I’ve never been a Twitter completist, but I used to be more of one in the old days. I have long since quit caring. I follow a variety of people from all walks of life, with widely varying interests and expertise, and I don’t even try to absorb it all. I’ve gone even further with this approach in the past couple weeks or so, unfollowing a lot of people who are in a pretty self-referential tech bubble. I have no issue with any of them, many of them are fantastic people, but it’s given my Twitter experience less of a recursive or meta feel, and I now worry even less about trying to be in the know about the topics the techosphere is currently obsessed with. It’s a much more relaxing experience, frankly.

I treat Flipboard in largely the same way, dipping in and skimming some articles, reading others carefully and in-depth. What I love about the Flipboard experience is the magazine curation. It’s both a “read it later” and “share with my friends” experience all in one. And it’s easier to put away when I need to than more conversational media is at times. It’s a great way to feel informed without the slightest feeling of compulsion.

Podcasts are another area in which I’ve wielded a heavy axe as I’ve chopped most of the tech podcasts out of my playlist and routinely skip episodes of podcasts that I just don’t have time to listen to. I feel no anxiousness about missing them; I truly enjoy the ones I do hear, and take the time to hear what they’re saying in an unhurried manner. It does mean fewer of them for me, but I’ve also cut out a lot of stress I didn’t previously recognize by reducing an unnecessary obligation in my life.

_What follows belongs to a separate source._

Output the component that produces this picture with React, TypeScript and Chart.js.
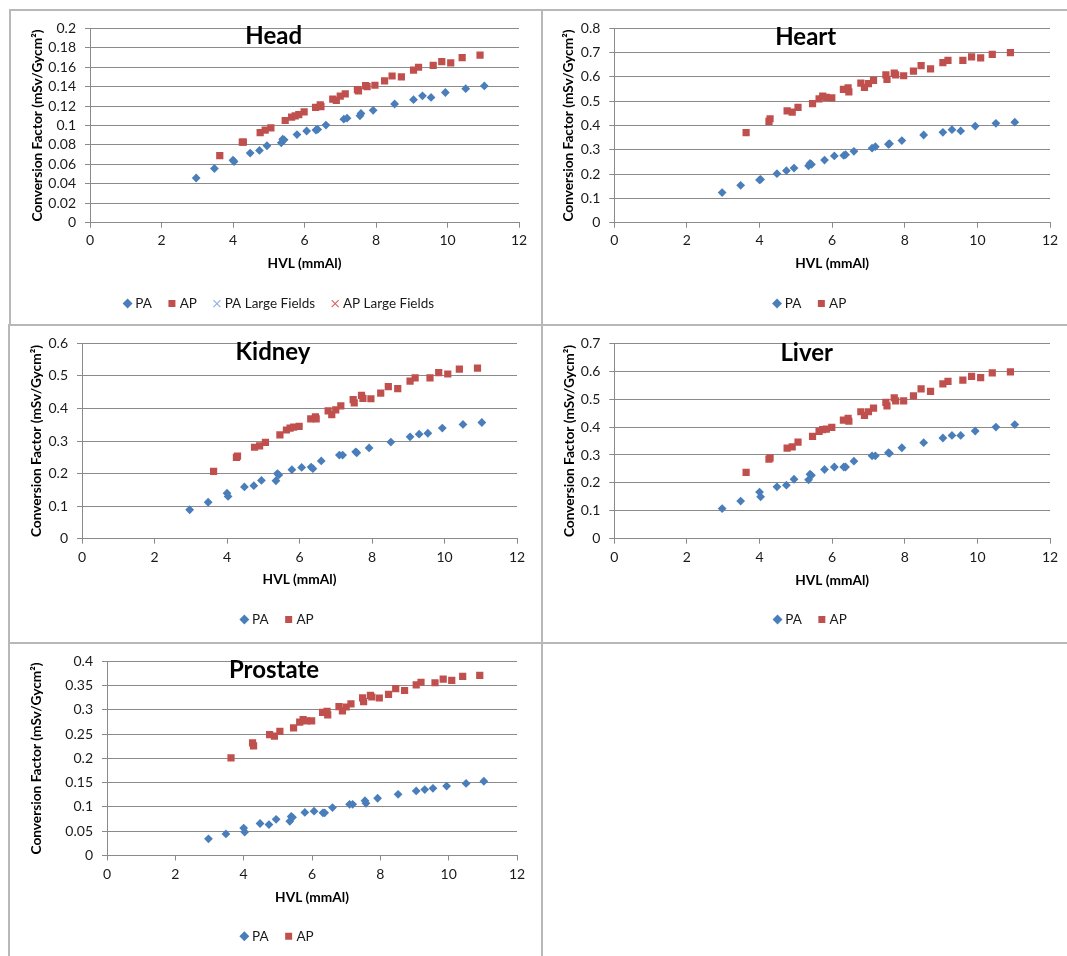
import React, { useEffect, useRef } from "react";
import { Chart, registerables } from "chart.js";

Chart.register(...registerables);

// ---------- DATA ----------
const xTicks = [0, 2, 4, 6, 8, 10, 12];

const paHvl = [2.97, 3.48, 4.0, 4.03, 4.48, 4.74, 4.95, 5.35, 5.39, 5.43, 5.79, 6.06, 6.32, 6.37, 6.6, 7.1, 7.19, 7.55, 7.58, 7.92, 8.52, 9.05, 9.3, 9.54, 9.94, 10.51, 11.03];
const apHvl = [3.63, 4.26, 4.29, 4.76, 4.9, 5.06, 5.46, 5.64, 5.74, 5.84, 5.99, 6.31, 6.44, 6.46, 6.79, 6.89, 7.0, 7.14, 7.48, 7.51, 7.71, 7.75, 7.97, 8.24, 8.45, 8.71, 9.05, 9.19, 9.6, 9.84, 10.09, 10.41, 10.91];

const headPA = [0.046, 0.0558, 0.0643, 0.063, 0.0717, 0.0744, 0.0792, 0.0822, 0.086, 0.0853, 0.0907, 0.0944, 0.0954, 0.096, 0.1005, 0.1066, 0.1076, 0.11, 0.1124, 0.1157, 0.1222, 0.1266, 0.1306, 0.129, 0.134, 0.138, 0.1408];
const headAP = [0.069, 0.083, 0.083, 0.0927, 0.0954, 0.0975, 0.1052, 0.1086, 0.11, 0.1113, 0.114, 0.1188, 0.1212, 0.1195, 0.1272, 0.1259, 0.1303, 0.1327, 0.137, 0.1357, 0.141, 0.14, 0.1415, 0.1459, 0.151, 0.15, 0.157, 0.16, 0.162, 0.1658, 0.1645, 0.17, 0.1726];
const headPALarge: number[] = [];
const headAPLarge: number[] = [];

const heartPA = [0.124, 0.154, 0.176, 0.178, 0.202, 0.214, 0.225, 0.234, 0.244, 0.24, 0.258, 0.275, 0.277, 0.28, 0.294, 0.307, 0.313, 0.323, 0.325, 0.338, 0.361, 0.372, 0.383, 0.378, 0.398, 0.409, 0.414];
const heartAP = [0.371, 0.417, 0.428, 0.46, 0.455, 0.475, 0.49, 0.51, 0.521, 0.516, 0.514, 0.549, 0.555, 0.539, 0.575, 0.557, 0.573, 0.586, 0.609, 0.59, 0.616, 0.609, 0.605, 0.624, 0.647, 0.633, 0.659, 0.668, 0.668, 0.683, 0.679, 0.693, 0.7];

const kidneyPA = [0.089, 0.112, 0.14, 0.13, 0.159, 0.163, 0.179, 0.178, 0.2, 0.196, 0.212, 0.219, 0.22, 0.215, 0.239, 0.257, 0.257, 0.267, 0.264, 0.279, 0.297, 0.313, 0.321, 0.324, 0.34, 0.351, 0.357];
const kidneyAP = [0.207, 0.25, 0.254, 0.281, 0.285, 0.296, 0.319, 0.334, 0.34, 0.343, 0.345, 0.368, 0.374, 0.368, 0.393, 0.381, 0.396, 0.408, 0.427, 0.417, 0.44, 0.431, 0.43, 0.447, 0.467, 0.461, 0.484, 0.494, 0.494, 0.51, 0.506, 0.521, 0.524];

const liverPA = [0.108, 0.135, 0.167, 0.15, 0.186, 0.192, 0.213, 0.211, 0.231, 0.227, 0.248, 0.257, 0.257, 0.257, 0.278, 0.297, 0.297, 0.308, 0.306, 0.326, 0.344, 0.361, 0.37, 0.37, 0.386, 0.4, 0.409];
const liverAP = [0.238, 0.285, 0.29, 0.325, 0.329, 0.346, 0.367, 0.385, 0.391, 0.393, 0.399, 0.425, 0.431, 0.421, 0.455, 0.442, 0.455, 0.468, 0.489, 0.476, 0.505, 0.494, 0.494, 0.512, 0.537, 0.528, 0.555, 0.564, 0.568, 0.582, 0.577, 0.594, 0.598];

const prostatePA = [0.0343, 0.0444, 0.0565, 0.0484, 0.0659, 0.0638, 0.0746, 0.0706, 0.0806, 0.0786, 0.0887, 0.0914, 0.088, 0.088, 0.0988, 0.1055, 0.1055, 0.113, 0.1075, 0.118, 0.126, 0.133, 0.1358, 0.1384, 0.143, 0.1485, 0.153];
const prostateAP = [0.201, 0.232, 0.226, 0.249, 0.246, 0.256, 0.263, 0.275, 0.28, 0.2776, 0.2776, 0.295, 0.297, 0.29, 0.307, 0.298, 0.306, 0.3125, 0.325, 0.317, 0.33, 0.3266, 0.3246, 0.332, 0.344, 0.34, 0.3515, 0.357, 0.356, 0.3636, 0.361, 0.369, 0.371];

const headYTicks = [0, 0.02, 0.04, 0.06, 0.08, 0.1, 0.12, 0.14, 0.16, 0.18, 0.2];
const heartYTicks = [0, 0.1, 0.2, 0.3, 0.4, 0.5, 0.6, 0.7, 0.8];
const kidneyYTicks = [0, 0.1, 0.2, 0.3, 0.4, 0.5, 0.6];
const liverYTicks = [0, 0.1, 0.2, 0.3, 0.4, 0.5, 0.6, 0.7];
const prostateYTicks = [0, 0.05, 0.1, 0.15, 0.2, 0.25, 0.3, 0.35, 0.4];

const xTitle = "HVL (mmAl)";
const yTitle = "Conversion Factor (mSv/Gycm²)";

// ---------- STYLE ----------
const BLUE = "#4A7EBB";
const RED = "#C0504D";
const GRID = "#8a8a8a";
const FONT = "Lato";
const BORDER = "#b8b8b8";

type Layout = {
  x: number; y: number; w: number; h: number;
  pl: number; pr: number; pt: number; pb: number;
  yW: number; xH: number; tpb: number; xPad: number;
  titleBase: number; titleDx: number; legendDx: number;
};

type Spec = {
  title: string;
  pa: number[];
  ap: number[];
  paLarge?: number[];
  apLarge?: number[];
  yTicks: number[];
  lay: Layout;
};

const specs: Spec[] = [
  {
    title: "Head", pa: headPA, ap: headAP, paLarge: headPALarge, apLarge: headAPLarge, yTicks: headYTicks,
    lay: { x: 11, y: 11, w: 530, h: 313, pl: 18.7, pr: 22, pt: 14.7, pb: 3.7, yW: 60.3, xH: 55.1, tpb: 6.3, xPad: 4, titleBase: 33, titleDx: -2.3, legendDx: 6 },
  },
  {
    title: "Heart", pa: heartPA, ap: heartAP, yTicks: heartYTicks,
    lay: { x: 543, y: 11, w: 524, h: 313, pl: 17.4, pr: 17, pt: 14.7, pb: 3.7, yW: 53.9, xH: 55.1, tpb: 6.3, xPad: 4, titleBase: 34, titleDx: 0.7, legendDx: 6 },
  },
  {
    title: "Kidney", pa: kidneyPA, ap: kidneyAP, yTicks: kidneyYTicks,
    lay: { x: 10, y: 326, w: 531, h: 317, pl: 18.0, pr: 24, pt: 15.7, pb: 6.7, yW: 54.0, xH: 55.1, tpb: 5.6, xPad: 5.6, titleBase: 34.3, titleDx: -2.5, legendDx: 6 },
  },
  {
    title: "Liver", pa: liverPA, ap: liverAP, yTicks: liverYTicks,
    lay: { x: 543, y: 326, w: 524, h: 317, pl: 18.4, pr: 17, pt: 15.7, pb: 6.7, yW: 52.9, xH: 55.1, tpb: 4.9, xPad: 5.6, titleBase: 34.7, titleDx: 1.7, legendDx: 6 },
  },
  {
    title: "Prostate", pa: prostatePA, ap: prostateAP, yTicks: prostateYTicks,
    lay: { x: 10, y: 644, w: 531, h: 312, pl: 18.0, pr: 24, pt: 13.7, pb: 3, yW: 79.0, xH: 55.0, tpb: 5.0, xPad: 6, titleBase: 34, titleDx: -1.5, legendDx: 6 },
  },
];

const toPoints = (xs: number[], ys: number[]) => ys.map((y, i) => ({ x: xs[i], y }));
const fmt = (v: any) => String(parseFloat(Number(v).toFixed(4)));

const titlePlugin = {
  id: "panelTitle",
  afterDraw(chart: any, _args: any, opts: any) {
    const { ctx, width } = chart;
    ctx.save();
    ctx.font = `bold 24px ${FONT}`;
    ctx.fillStyle = "#000";
    ctx.textAlign = "center";
    ctx.textBaseline = "alphabetic";
    ctx.fillText(opts.text, width / 2 + opts.dx, opts.baseline);
    ctx.restore();
  },
};

const legendShift = {
  id: "legendShift",
  afterLayout(chart: any, _args: any, opts: any) {
    if (chart.legend) {
      chart.legend.left += opts.dx;
      chart.legend.right += opts.dx;
    }
  },
};

function buildConfig(s: Spec): any {
  const L = s.lay;
  const datasets: any[] = [
    { label: "PA", data: toPoints(paHvl, s.pa), pointStyle: "rectRot", pointRadius: 4.4, backgroundColor: BLUE, borderColor: BLUE, borderWidth: 0 },
    { label: "AP", data: toPoints(apHvl, s.ap), pointStyle: "rect", pointRadius: 5.1, backgroundColor: RED, borderColor: RED, borderWidth: 0 },
  ];
  if (s.paLarge) {
    datasets.push({ label: "PA Large Fields", data: toPoints(paHvl, s.paLarge), pointStyle: "crossRot", pointRadius: 3, backgroundColor: "#8DB3E2", borderColor: "#8DB3E2", borderWidth: 1.2 });
  }
  if (s.apLarge) {
    datasets.push({ label: "AP Large Fields", data: toPoints(apHvl, s.apLarge), pointStyle: "crossRot", pointRadius: 3, backgroundColor: "#E06666", borderColor: "#E06666", borderWidth: 1.2 });
  }
  return {
    type: "scatter",
    data: { datasets },
    plugins: [titlePlugin, legendShift],
    options: {
      responsive: false,
      animation: false,
      events: [],
      layout: { padding: { left: L.pl, right: L.pr, top: L.pt, bottom: L.pb } },
      scales: {
        x: {
          type: "linear",
          min: xTicks[0],
          max: xTicks[xTicks.length - 1],
          afterBuildTicks: (sc: any) => { sc.ticks = xTicks.map((v) => ({ value: v })); },
          afterFit: (sc: any) => { sc.height = L.xH; },
          grid: { drawOnChartArea: false, drawTicks: true, tickLength: 5, color: GRID, lineWidth: 1 },
          border: { display: true, color: GRID, width: 1 },
          ticks: { font: { family: FONT, size: 14 }, color: "#1a1a1a", padding: L.xPad, maxRotation: 0, autoSkip: false },
          title: { display: true, text: xTitle, font: { family: FONT, size: 13.7, weight: "bold" }, color: "#000", padding: { top: 0, bottom: L.tpb } },
        },
        y: {
          type: "linear",
          min: s.yTicks[0],
          max: s.yTicks[s.yTicks.length - 1],
          afterBuildTicks: (sc: any) => { sc.ticks = s.yTicks.map((v) => ({ value: v })); },
          afterFit: (sc: any) => { sc.width = L.yW; },
          grid: { drawTicks: true, tickLength: 5, color: GRID, lineWidth: 1 },
          border: { display: true, color: GRID, width: 1 },
          ticks: { font: { family: FONT, size: 14 }, color: "#1a1a1a", padding: 9, callback: fmt, autoSkip: false },
          title: { display: true, text: yTitle, font: { family: FONT, size: 13.7, weight: "bold" }, color: "#000", padding: { top: 0, bottom: 0 } },
        },
      },
      plugins: {
        tooltip: { enabled: false },
        legend: {
          display: true,
          position: "bottom",
          labels: { usePointStyle: true, boxWidth: 2, boxHeight: 7, padding: 19, font: { family: FONT, size: 13.5 }, color: "#1a1a1a" },
        },
        panelTitle: { text: s.title, baseline: L.titleBase, dx: L.titleDx },
        legendShift: { dx: L.legendDx },
      },
    },
  };
}

function Panel({ spec }: { spec: Spec }) {
  const ref = useRef<HTMLCanvasElement>(null);
  useEffect(() => {
    if (!ref.current) return;
    const chart = new Chart(ref.current, buildConfig(spec));
    return () => chart.destroy();
  }, [spec]);
  const L = spec.lay;
  return (
    <canvas
      ref={ref}
      width={L.w}
      height={L.h}
      style={{ position: "absolute", left: L.x, top: L.y, width: L.w, height: L.h }}
    />
  );
}

const lines = [
  { left: 9, top: 9, width: 1058, height: 2 },
  { left: 8, top: 324, width: 1059, height: 2 },
  { left: 8, top: 642, width: 1059, height: 2 },
  { left: 9, top: 9, width: 2, height: 316 },
  { left: 8, top: 324, width: 2, height: 632 },
  { left: 541, top: 9, width: 2, height: 947 },
];

export default function App() {
  return (
    <div style={{ position: "absolute", left: 0, top: 0, width: 1067, height: 956, background: "#fff", overflow: "hidden" }}>
      {specs.map((s) => (
        <Panel key={s.title} spec={s} />
      ))}
      {lines.map((l, i) => (
        <div key={i} style={{ position: "absolute", background: BORDER, ...l }} />
      ))}
    </div>
  );
}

This whole topic of how to handle information overload is compelling because we all face it; some of us eventually opt to let most of it flow by without worrying about it, because life’s too short and any attempt at completism is a sure path to unhappiness and loss of meaningful quiet time in our lives. For others, careful curation combined with completism gives them the best of both worlds, and yet other people just succumb to trying to ingest it all, filling Pocket and Instapaper with hundreds of articles and listening to many podcasts at 2 or 3X to get it all in. I don’t mean that disparagingly at all, but I did purposely characterize it as an impossible task, because it is. None of these approaches will ever come close to allowing consumption of everything vying for our attention. The latter may come closer than the first two, but we’re talking a few more drops of water from an earth-covering ocean.

Which approach is the best? Who’s right and who’s wrong? I don’t know. I know for me, but you’ll have to decide for yourself how you want to live.

I am utterly convinced that personal growth and/or creativity requires reflection and and time to think and imagine without a constant influx of communication from other humans. Losing that entirely to media is, I believe, a mistake. Being along with your thoughts is not a horrible ordeal to be avoided at all costs by ensuring the entertainment never ceases. It can be some of the most beneficial time you’ll have. Beyond that, it’s a personal choice about how to spend your time.

Regardless of where you lie on the dipping vs. drowning continuum, it seems obvious that some amount of concious thought and effort are required if you’re going to manage your intake of information instead of it managing you. What that looks like is something everyone has to wrestle with for themselves.